- Born: October 14, 1994 (age 31) Chiba Prefecture, Japan
- Occupation: Voice actress
- Years active: 2014–present
- Agent: Raccoon Dog
- Notable work: Umamusume: Pretty Derby as Oguri Cap; The Demon Girl Next Door as Mikan Hinatsuki; Asteroid in Love as Mira Konohata;
- Height: 160 cm (5 ft 3 in)
- Website: https://www.raccoon-dog.co.jp/talent/r13-takayanagi.html

= Tomoyo Takayanagi =

Japanese voice actress

Tomoyo Takayanagi (高柳 知葉, Takayanagi Tomoyo) is a Japanese voice actress. She is affiliated with Raccoon Dog. She made her voice acting debut in 2014 while still in training school. She is known for her roles as Oguri Cap in Umamusume: Pretty Derby, Mikan Hinatsuki in The Demon Girl Next Door, and Mira Konohata in Asteroid in Love.

==Biography==
Takayanagi was born in Chiba Prefecture. As a child, she was interested in dancing and listening to the radio. She became interested in voice acting, after hearing Sayaka Ohara on a program on the radio station Bay FM. At the time, she thought that Ohara was merely a radio host and did not learn that she became a voice actress.
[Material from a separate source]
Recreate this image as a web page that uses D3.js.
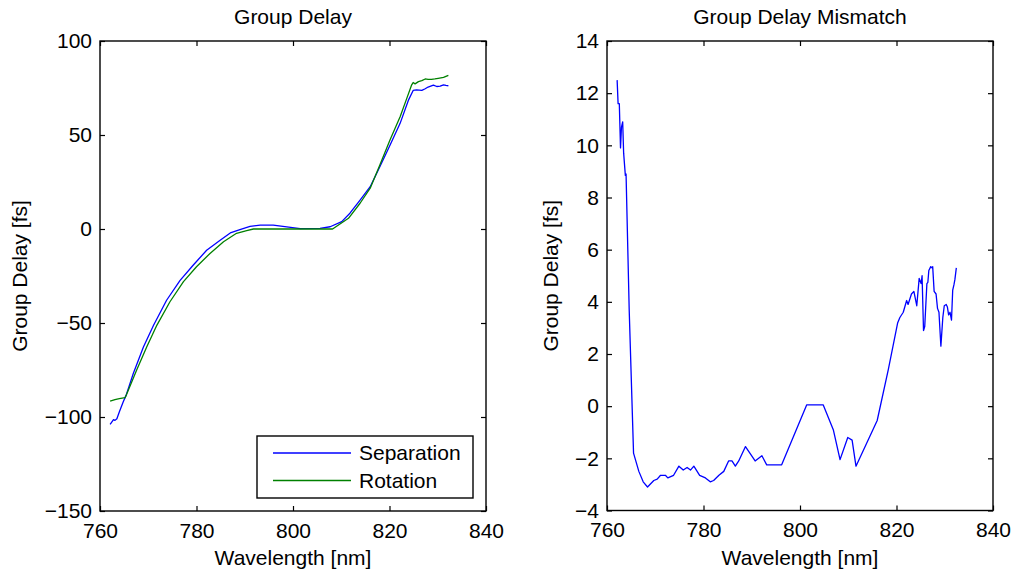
<!DOCTYPE html>
<html>
<head>
<meta charset="utf-8">
<script src="https://cdn.jsdelivr.net/npm/d3@7"></script>
<style>
  body { margin: 0; background: #fff; }
  svg { font-family: "Liberation Sans", Arial, Helvetica, sans-serif; }
</style>
</head>
<body>
<svg id="svg1" width="1016" height="578"></svg>
<script>
// wavelength [nm] / group delay [fs] for the separation measurement
sepWl = [762.1, 762.8, 763.1, 763.5, 764.0, 764.8, 765.4, 766.9, 769.0, 771.1, 773.8, 776.6,
         779.3, 782.1, 784.9, 787.0, 789.0, 791.1, 793.2, 795.9, 798.7, 801.5, 805.6, 807.7,
         810.1, 811.8, 813.9, 816.0, 818.0, 820.1, 822.2, 823.9, 824.9, 825.6, 826.7, 827.4,
         828.0, 829.1, 829.8, 830.5, 831.2, 831.7, 832.2];
sepGd = [-103.9, -101.4, -101.8, -100.9, -97.3, -92.0, -88.5, -76.9, -62.8, -51.2, -37.9, -27.3,
         -19.3, -11.3, -6.0, -2.1, -0.3, 1.4, 2.1, 2.1, 1.1, 0.2, 0.3, 1.2,
         3.9, 8.4, 15.4, 22.5, 33.1, 44.6, 56.2, 68.4, 73.7, 74.0, 73.7, 74.6,
         75.5, 76.5, 75.8, 76.0, 76.7, 76.4, 76.2];

// same thing for the rotation measurement
rotWl = [762.1, 763.1, 764.0, 765.2, 765.5, 767.6, 769.7, 771.8, 774.5, 777.3, 780.0, 782.8,
         785.6, 788.3, 790.4, 791.8, 808.2, 811.5, 813.9, 816.0, 818.0, 820.1, 822.2, 823.6,
         824.6, 824.9, 825.3, 826.0, 826.7, 827.4, 828.0, 828.7, 829.4, 830.1, 831.2, 832.2];
rotGd = [-91.6, -90.7, -90.2, -89.7, -88.0, -75.0, -62.6, -51.1, -38.7, -28.0, -20.1, -13.0,
         -6.8, -2.3, -0.9, 0, 0, 5.7, 13.7, 21.7, 34.1, 47.4, 59.7, 69.6,
         76.7, 77.9, 77.2, 78.4, 78.9, 79.8, 79.6, 79.6, 79.8, 80.1, 80.6, 81.7];

// mismatch between the two
misWl = [762.1, 762.3, 762.55, 762.8, 763.0, 763.25, 763.45, 763.8, 763.95, 764.6, 765.5, 766.6,
         767.5, 768.4, 769.7, 770.4, 771.1, 772.1, 772.6, 773.8, 774.9, 775.8, 776.6, 777.3,
         778.0, 779.2, 780.4, 781.4, 782.1, 783.2, 784.2, 785.2, 785.9, 786.6, 787.3, 788.7,
         790.7, 792.1, 793.1, 796.2, 801.4, 804.8, 806.9, 808.3, 809.9, 810.8, 811.6, 816.0,
         818.3, 820.25, 820.7, 821.4, 822.1, 822.4, 823.1, 823.6, 824.2, 824.7, 825.1, 825.3,
         825.6, 825.85, 826.3, 826.5, 826.7, 827.1, 827.4, 827.5, 827.8, 828.2, 828.5, 828.8,
         829.2, 829.6, 829.9, 830.3, 830.55, 830.8, 831.1, 831.4, 831.65, 831.9, 832.1, 832.4];
misGd = [12.5, 11.6, 11.6, 9.9, 10.7, 10.9, 9.7, 8.85, 8.9, 3.7, -1.8, -2.5,
         -2.9, -3.1, -2.85, -2.8, -2.65, -2.65, -2.75, -2.65, -2.3, -2.45, -2.35, -2.45,
         -2.3, -2.65, -2.75, -2.9, -2.85, -2.65, -2.5, -2.1, -2.1, -2.3, -2.1, -1.55,
         -2.1, -1.9, -2.25, -2.25, 0.05, 0.05, -0.9, -2.05, -1.2, -1.3, -2.3, -0.55,
         1.4, 3.2, 3.4, 3.6, 4.05, 3.9, 4.3, 4.4, 3.85, 4.9, 4.7, 5.0,
         2.9, 3.05, 4.7, 4.75, 5.2, 5.35, 5.3, 5.35, 4.4, 4.3, 3.75, 3.6,
         2.3, 3.4, 3.85, 3.9, 3.8, 3.5, 3.6, 3.3, 4.45, 4.65, 4.85, 5.3];

xTicks = [760, 780, 800, 820, 840];
leftYTicks = [-150, -100, -50, 0, 50, 100];
rightYTicks = [-4, -2, 0, 2, 4, 6, 8, 10, 12, 14];
legendNames = ['Separation', 'Rotation'];
lineColors = ['#0000ff', '#008000'];

fontSize = 21;
tickLen = 5;

document.addEventListener('DOMContentLoaded', function() {
  svg = d3.select('#svg1');

  var leftX = d3.scaleLinear().domain([760, 840]).range([100, 486]);
  var leftY = d3.scaleLinear().domain([-150, 100]).range([511, 41]);
  var rightX = d3.scaleLinear().domain([760, 840]).range([607, 993]);
  var rightY = d3.scaleLinear().domain([-4, 14]).range([510.5, 41]);

  drawAxes(leftX, leftY, leftYTicks, 'Group Delay', 27);
  drawAxes(rightX, rightY, rightYTicks, 'Group Delay Mismatch', 558);

  drawSeries(leftX, leftY, sepWl, sepGd, lineColors[0]);
  drawSeries(leftX, leftY, rotWl, rotGd, lineColors[1]);
  drawSeries(rightX, rightY, misWl, misGd, lineColors[0]);

  drawLegend();
});

function fmt(d) {
  return d < 0 ? '\u2212' + Math.abs(d) : '' + d;
}

// one MATLAB style box: ticks inside on all four sides, labels bottom/left
function drawAxes(xScale, yScale, yTicks, title, yLabelX) {
  var x0 = xScale.range()[0], x1 = xScale.range()[1];
  var y0 = yScale.range()[0], y1 = yScale.range()[1];
  var g = svg.append('g');

  var bottom = g.append('g')
    .attr('transform', `translate(0,${y0})`)
    .call(d3.axisBottom(xScale).tickValues(xTicks).tickSizeInner(-tickLen).tickSizeOuter(0)
      .tickPadding(12).tickFormat(fmt));
  var top = g.append('g')
    .attr('transform', `translate(0,${y1})`)
    .call(d3.axisTop(xScale).tickValues(xTicks).tickSizeInner(-tickLen).tickSizeOuter(0)
      .tickFormat(''));
  var left = g.append('g')
    .attr('transform', `translate(${x0},0)`)
    .call(d3.axisLeft(yScale).tickValues(yTicks).tickSizeInner(-tickLen).tickSizeOuter(0)
      .tickPadding(8).tickFormat(fmt));
  var right = g.append('g')
    .attr('transform', `translate(${x1},0)`)
    .call(d3.axisRight(yScale).tickValues(yTicks).tickSizeInner(-tickLen).tickSizeOuter(0)
      .tickFormat(''));

  g.selectAll('.domain').remove();
  g.selectAll('.tick line').style('stroke', '#000').style('stroke-width', '1.2');
  g.selectAll('.tick text')
    .style('font-size', fontSize + 'px')
    .style('font-family', '"Liberation Sans", Arial, sans-serif')
    .style('fill', '#000');

  g.append('rect')
    .attr('x', x0).attr('y', y1)
    .attr('width', x1 - x0).attr('height', y0 - y1)
    .style('fill', 'none')
    .style('stroke', '#000')
    .style('stroke-width', '1.4');

  g.append('text')
    .attr('x', (x0 + x1) / 2)
    .attr('y', 24)
    .attr('text-anchor', 'middle')
    .style('font-size', fontSize + 'px')
    .style('fill', '#000')
    .text(title);
  g.append('text')
    .attr('x', (x0 + x1) / 2)
    .attr('y', 565)
    .attr('text-anchor', 'middle')
    .style('font-size', fontSize + 'px')
    .style('fill', '#000')
    .text('Wavelength [nm]');
  g.append('text')
    .attr('transform', `translate(${yLabelX},${(y0 + y1) / 2}) rotate(-90)`)
    .attr('text-anchor', 'middle')
    .style('font-size', fontSize + 'px')
    .style('fill', '#000')
    .text('Group Delay [fs]');
}

function drawSeries(xScale, yScale, xs, ys, color) {
  var pts = xs.map((d, i) => [d, ys[i]]);
  var line = d3.line()
    .x(d => xScale(d[0]))
    .y(d => yScale(d[1]));
  svg.append('path')
    .datum(pts)
    .style('fill', 'none')
    .style('stroke', color)
    .style('stroke-width', '1.3')
    .style('stroke-linejoin', 'round')
    .attr('d', line);
}

function drawLegend() {
  var lg = svg.append('g').attr('transform', 'translate(257,436)');
  lg.append('rect')
    .attr('width', 216).attr('height', 62)
    .style('fill', '#fff')
    .style('stroke', '#000')
    .style('stroke-width', '1.4');
  legendNames.forEach(function(name, i) {
    var y = 17 + i * 27.5;
    lg.append('line')
      .attr('x1', 16).attr('x2', 94)
      .attr('y1', y).attr('y2', y)
      .style('stroke', lineColors[i])
      .style('stroke-width', '1.3');
    lg.append('text')
      .attr('x', 102).attr('y', y)
      .attr('dy', '0.35em')
      .style('font-size', fontSize + 'px')
      .style('fill', '#000')
      .text(name);
  });
}
</script>
</body>
</html>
While in junior high school, Takayanagi gained an interest in anime, which was furthered upon learning that Ohara played roles in series such as Honey and Clover, Code Geass, and XxxHolic. Her interest was also strengthened by her frequent use of the website Niconico, which was gaining popularity at the time. By the end of her first year in junior high school, she had decided to pursue a career in voice acting.
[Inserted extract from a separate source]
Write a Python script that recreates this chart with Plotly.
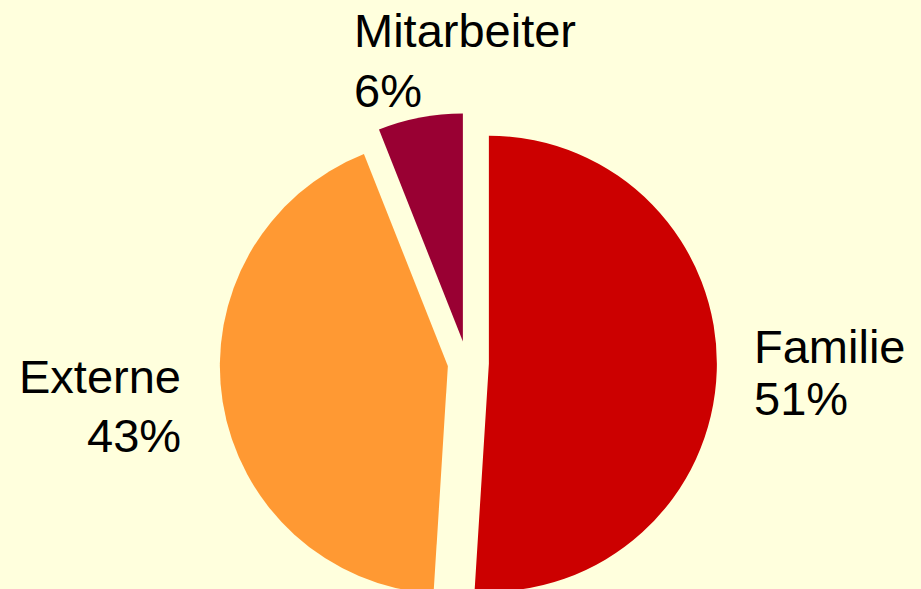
import plotly.graph_objects as go

# ---- data ----
labels = ["Familie", "Externe", "Mitarbeiter"]
values = [51, 43, 6]

# ---- styling ----
colors = ["#CC0000", "#FF9933", "#990033"]
bg = "#FFFFDD"
W, H = 921, 640
cx, cy, R, pull = 467, 363, 228, 0.096
pulls = [0.096, 0.085, 0.096]
box = 2 * R * (1 + max(pulls))
FS = 47

# label anchor positions in pixels: (x, baseline line1, baseline line2, xanchor)
label_pos = {
    "Familie": (752, 363, 415, "left"),
    "Externe": (183, 393, 452, "right"),
    "Mitarbeiter": (352, 47, 107, "left"),
}

fig = go.Figure(
    go.Pie(
        labels=labels,
        values=values,
        marker=dict(colors=colors, line=dict(width=0)),
        pull=pulls,
        sort=False,
        direction="clockwise",
        rotation=0,
        textinfo="none",
        hoverinfo="label+percent",
        showlegend=False,
        domain=dict(
            x=[(cx - box / 2) / W, (cx + box / 2) / W],
            y=[1 - (cy + box / 2) / H, 1 - (cy - box / 2) / H],
        ),
    )
)

total = sum(values)
annotations = []
for lab, v in zip(labels, values):
    x, b1, b2, xa = label_pos[lab]
    for txt, base in ((lab, b1), (f"{round(100 * v / total)}%", b2)):
        annotations.append(
            dict(
                text=txt,
                x=x / W,
                y=1 - (base - 0.35 * FS) / H,
                xref="paper",
                yref="paper",
                xanchor=xa,
                yanchor="middle",
                align=xa,
                showarrow=False,
                font=dict(family="Liberation Sans, Arial, sans-serif", size=FS, color="#000000"),
            )
        )

fig.update_layout(
    width=W,
    height=H,
    autosize=False,
    margin=dict(l=0, r=0, t=0, b=0),
    paper_bgcolor=bg,
    plot_bgcolor=bg,
    annotations=annotations,
)

fig.write_html(
    "out.html",
    config={"displayModeBar": False},
    post_script="document.body.style.margin='0';document.body.style.overflow='hidden';"
    "document.documentElement.style.overflow='hidden';",
)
Although Takayanagi wished to pursue a voice acting career early on, she instead decided to focus on her studies due to the lack of a drama club in her school. During her first year of college, she enrolled in a training school operated by the talent agency Pro-Fit. While undergoing training, she played her first roles in the anime series In Search of the Lost Future and Nobunaga Concerto. In 2015, she formally joined Pro-Fit as a talent.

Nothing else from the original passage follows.